Question

Prove that there are no natural numbers, which are solutions of 15x^2 - 7y^2 =9

Answer 1

@funinabox

Answer 2

I would start by showing that x and y are both multiples of 3

Answer 3

ok , what to do after that ?

Answer 4

Re-arrange:\[\bf y^2=\frac{ 15x^2-9 }{ 7 }=\frac{ 3 }{ 7 } (5x^2-3)\]If the solutions are natural numbers, then they must be non-negative, hence:\[\bf y=+\frac{ \sqrt{3} }{ \sqrt{7} }\sqrt{5x^2-3}\]This can be re-written as:\[\bf \frac{ y }{ \sqrt{5x^2-3}}=\frac{ \sqrt{3} }{ \sqrt{7} }\]We must note that sqrt{3} and sqrt{7} are both irrational. This implies that 'y' must also be irrational.
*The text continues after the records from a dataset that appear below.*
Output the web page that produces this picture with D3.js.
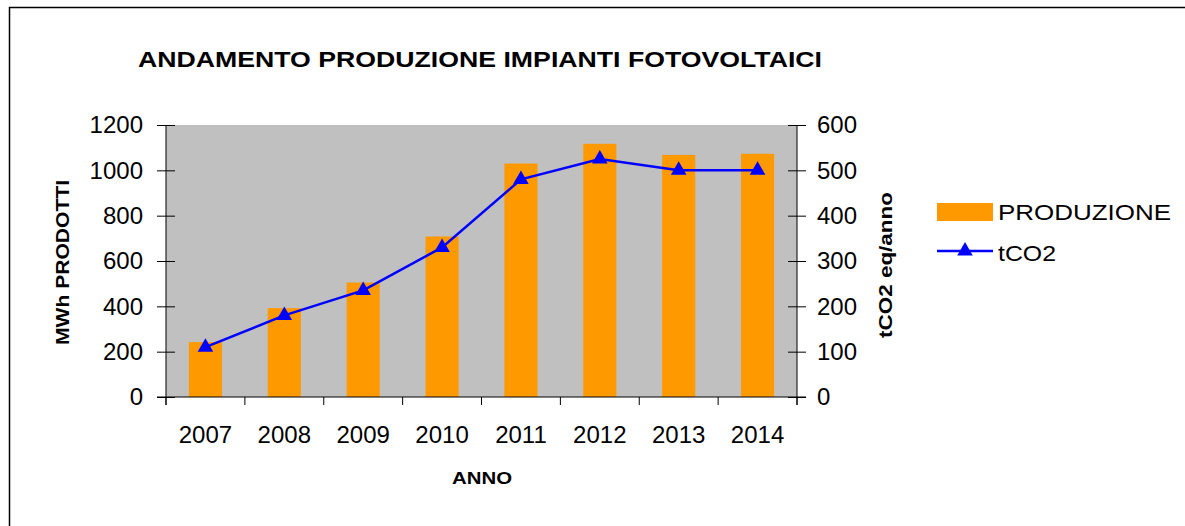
<!DOCTYPE html>
<html>
<head>
<meta charset="utf-8">
<script src="https://cdn.jsdelivr.net/npm/d3@7"></script>
<style>
  body { margin: 0; background: #fff; }
  text { font-family: "Liberation Sans", Arial, sans-serif; fill: #000; }
</style>
</head>
<body>
<div id="chart"></div>
<script>
// data
const anni = ["2007", "2008", "2009", "2010", "2011", "2012", "2013", "2014"];
const produzione = [242, 392, 505, 708, 1030, 1117, 1068, 1073]; // MWh
const tco2 = [110, 180, 235, 330, 480, 525, 500, 500];           // t CO2 eq/anno
const ticksLeft = [0, 200, 400, 600, 800, 1000, 1200];
const ticksRight = [0, 100, 200, 300, 400, 500, 600];

const W = 1185, H = 526;
const plot = { left: 166, right: 797, top: 125, bottom: 397 };

const svg = d3.select("#chart").append("svg")
    .attr("width", W)
    .attr("height", H);

// outer frame (only top and left visible in the picture)
svg.append("path")
    .attr("d", `M9.5,${H} L9.5,7.5 L${W},7.5`)
    .attr("fill", "none")
    .attr("stroke", "#000")
    .attr("stroke-width", 1.5);

const x = d3.scaleBand()
    .domain(anni)
    .range([plot.left, plot.right])
    .paddingInner(0.58)
    .paddingOuter(0.29);

const yL = d3.scaleLinear().domain([0, 1200]).range([plot.bottom, plot.top]);
const yR = d3.scaleLinear().domain([0, 600]).range([plot.bottom, plot.top]);

// grey plot area
svg.append("rect")
    .attr("x", plot.left)
    .attr("y", plot.top)
    .attr("width", plot.right - plot.left)
    .attr("height", plot.bottom - plot.top)
    .attr("fill", "#c0c0c0");

// bars
svg.selectAll("rect.bar")
    .data(anni)
    .enter()
    .append("rect")
    .attr("class", "bar")
    .attr("x", d => x(d))
    .attr("y", (d, i) => yL(produzione[i]))
    .attr("width", x.bandwidth())
    .attr("height", (d, i) => yL(0) - yL(produzione[i]))
    .attr("fill", "#ff9900");

// left axis
const gL = svg.append("g")
    .attr("transform", `translate(${plot.left},0)`)
    .call(d3.axisLeft(yL).tickValues(ticksLeft).tickFormat(d3.format("d"))
        .tickSizeInner(9).tickSizeOuter(0).tickPadding(14));
gL.select(".domain").remove();
gL.selectAll(".tick line").attr("x2", -9).attr("x1", 9).attr("stroke", "#000");
gL.selectAll(".tick text").attr("font-size", 24).attr("font-family", '"Liberation Sans", Arial, sans-serif');

// right axis
const gR = svg.append("g")
    .attr("transform", `translate(${plot.right},0)`)
    .call(d3.axisRight(yR).tickValues(ticksRight).tickFormat(d3.format("d"))
        .tickSizeInner(9).tickSizeOuter(0).tickPadding(11));
gR.select(".domain").remove();
gR.selectAll(".tick line").attr("x2", 9).attr("x1", -9).attr("stroke", "#000");
gR.selectAll(".tick text").attr("font-size", 24).attr("font-family", '"Liberation Sans", Arial, sans-serif');

// axis lines
svg.append("line")
    .attr("x1", plot.left).attr("x2", plot.left)
    .attr("y1", plot.top).attr("y2", plot.bottom + 8)
    .attr("stroke", "#000");
svg.append("line")
    .attr("x1", plot.right).attr("x2", plot.right)
    .attr("y1", plot.top).attr("y2", plot.bottom + 8)
    .attr("stroke", "#000");
svg.append("line")
    .attr("x1", plot.left - 9).attr("x2", plot.right + 9)
    .attr("y1", plot.bottom).attr("y2", plot.bottom)
    .attr("stroke", "#000");

// category ticks between the years
svg.selectAll("line.cat")
    .data(d3.range(anni.length + 1))
    .enter()
    .append("line")
    .attr("class", "cat")
    .attr("x1", i => plot.left + i * x.step())
    .attr("x2", i => plot.left + i * x.step())
    .attr("y1", plot.bottom)
    .attr("y2", plot.bottom + 8)
    .attr("stroke", "#000");

// year labels
svg.selectAll("text.anno")
    .data(anni)
    .enter()
    .append("text")
    .attr("class", "anno")
    .attr("x", d => x(d) + x.bandwidth() / 2)
    .attr("y", 443)
    .attr("text-anchor", "middle")
    .attr("font-size", 24)
    .text(d => d);

// tCO2 line
const line = d3.line()
    .x((d, i) => x(anni[i]) + x.bandwidth() / 2)
    .y(d => yR(d));

svg.append("path")
    .datum(tco2)
    .attr("d", line)
    .attr("fill", "none")
    .attr("stroke", "#0000ff")
    .attr("stroke-width", 2.5);

const tri = d3.symbol(d3.symbolTriangle, 105);
svg.selectAll("path.marker")
    .data(tco2)
    .enter()
    .append("path")
    .attr("class", "marker")
    .attr("d", tri)
    .attr("transform", (d, i) => `translate(${x(anni[i]) + x.bandwidth() / 2},${yR(d)})`)
    .attr("fill", "#0000ff");

// titles
svg.append("text")
    .attr("x", 138)
    .attr("y", 67)
    .attr("font-size", 22)
    .attr("font-weight", "bold")
    .attr("textLength", 684)
    .attr("lengthAdjust", "spacingAndGlyphs")
    .text("ANDAMENTO PRODUZIONE IMPIANTI FOTOVOLTAICI");

svg.append("text")
    .attr("x", 452)
    .attr("y", 484)
    .attr("font-size", 17)
    .attr("font-weight", "bold")
    .attr("textLength", 60)
    .attr("lengthAdjust", "spacingAndGlyphs")
    .text("ANNO");

svg.append("text")
    .attr("transform", "translate(69,345) rotate(-90)")
    .attr("font-size", 18)
    .attr("font-weight", "bold")
    .attr("textLength", 165)
    .attr("lengthAdjust", "spacingAndGlyphs")
    .text("MWh PRODOTTI");

svg.append("text")
    .attr("transform", "translate(892,338) rotate(-90)")
    .attr("font-size", 18)
    .attr("font-weight", "bold")
    .attr("textLength", 146)
    .attr("lengthAdjust", "spacingAndGlyphs")
    .text("tCO2 eq/anno");

// legend
const leg = svg.append("g");
leg.append("rect")
    .attr("x", 937).attr("y", 203)
    .attr("width", 56).attr("height", 18)
    .attr("fill", "#ff9900");
leg.append("text")
    .attr("x", 998).attr("y", 220)
    .attr("font-size", 22)
    .attr("textLength", 173)
    .attr("lengthAdjust", "spacingAndGlyphs")
    .text("PRODUZIONE");
leg.append("line")
    .attr("x1", 937).attr("x2", 993)
    .attr("y1", 251).attr("y2", 251)
    .attr("stroke", "#0000ff")
    .attr("stroke-width", 2.5);
leg.append("path")
    .attr("d", tri)
    .attr("transform", "translate(965,251)")
    .attr("fill", "#0000ff");
leg.append("text")
    .attr("x", 998).attr("y", 261)
    .attr("font-size", 22)
    .attr("textLength", 58)
    .attr("lengthAdjust", "spacingAndGlyphs")
    .text("tCO2");
</script>
</body>
</html>
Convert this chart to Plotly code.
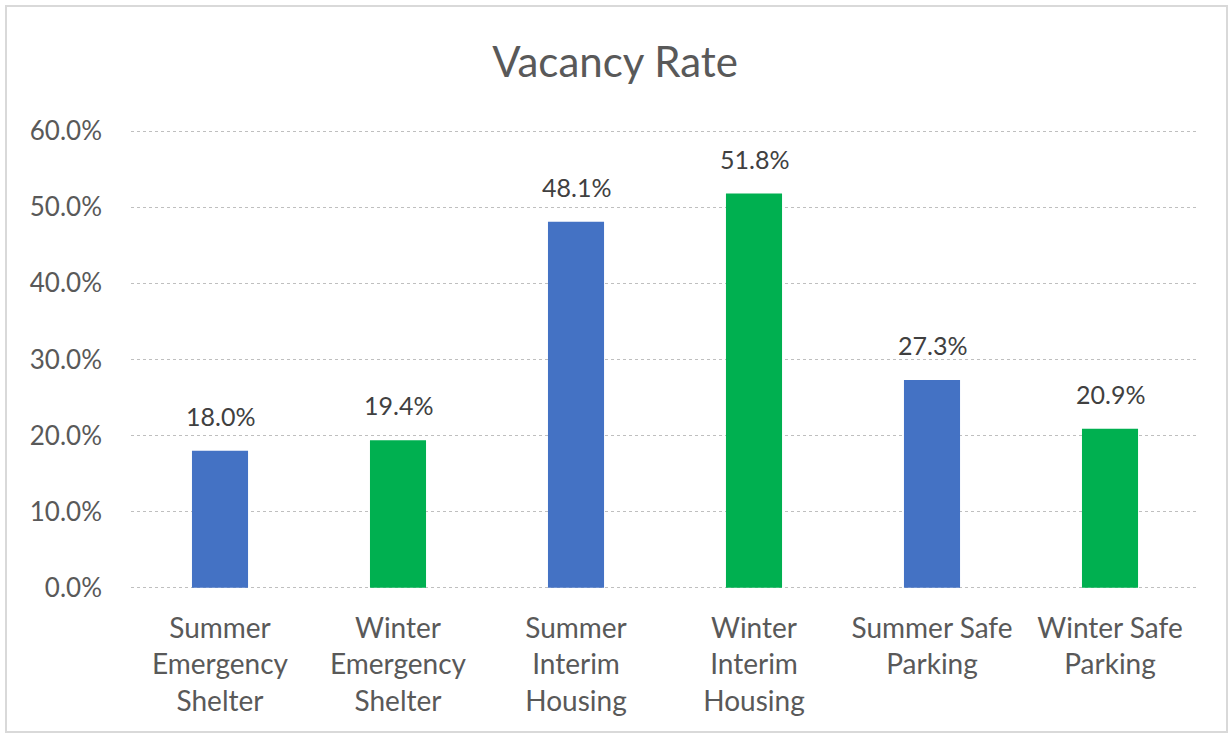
import plotly.graph_objects as go

categories = ["Summer<br>Emergency<br>Shelter", "Winter<br>Emergency<br>Shelter",
              "Summer<br>Interim<br>Housing", "Winter<br>Interim<br>Housing",
              "Summer Safe<br>Parking", "Winter Safe<br>Parking"]
values = [18.0, 19.4, 48.1, 51.8, 27.3, 20.9]
bar_colors = ["#4472C4", "#00B050", "#4472C4", "#00B050", "#4472C4", "#00B050"]
tick_vals = [0, 10, 20, 30, 40, 50, 60]
tick_text = ["0.0%", "10.0%", "20.0%", "30.0%", "40.0%", "50.0%", "60.0%"]

FONT = "Lato, 'Open Sans', sans-serif"

fig = go.Figure(go.Bar(
    x=categories, y=values,
    marker=dict(color=bar_colors, line=dict(width=0)),
    cliponaxis=False,
    width=0.315,
    hoverinfo="x+y",
))

for c, v in zip(categories, values):
    fig.add_annotation(x=c, y=v, text=f"{v:.1f}%", showarrow=False,
                       yanchor="bottom", yshift=18,
                       font=dict(size=25, color="#404040", family=FONT))

W, H = 1230, 735
L, R, T, B = 131, 31, 130, 146
pw, ph = W - L - R, H - T - B

def px_x(x):
    return (x - L) / pw

def px_y(y):
    return (H - B - y) / ph

fig.add_shape(type="rect", xref="paper", yref="paper",
              x0=px_x(6), x1=px_x(1227), y0=px_y(732), y1=px_y(6),
              line=dict(color="#D9D9D9", width=2), layer="below")

fig.update_layout(
    width=W, height=H,
    margin=dict(l=L, r=R, t=T, b=B),
    paper_bgcolor="white", plot_bgcolor="white",
    showlegend=False,
    title=dict(text="Vacancy Rate", x=0.5, xanchor="center",
               y=1 - 62 / H, yanchor="middle", yref="container",
               font=dict(size=42, color="#595959", family=FONT)),
    font=dict(family=FONT, color="#595959"),
    xaxis=dict(showgrid=False, showline=False, ticks="",
               tickfont=dict(size=28, color="#595959", family=FONT),
               ticklabelstandoff=20),
    yaxis=dict(range=[-0.15, 60.15], tickvals=tick_vals, ticktext=tick_text,
               showgrid=True, gridcolor="#BFBFBF", griddash="dot", gridwidth=1,
               zeroline=False, showline=False, ticks="",
               tickfont=dict(size=26, color="#595959", family=FONT),
               ticklabelstandoff=28),
)

fig.write_html("out.html", config={"displayModeBar": False},
               post_script="document.body.style.margin='0';document.body.style.padding='0';")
Comparing the denominators we get:\[\bf 5x^2-3=7 \implies x = \pm \sqrt{2}\], and sqrt{2} is also irrational.

Hence there is no natural number values of "x" and "y" which satisfy the given equation.

Answer 5

@goformit100

Answer 6

Thank you sir

Answer 7

@genius12

are you saying that both x and y have to be irrational to satisfy the original equation?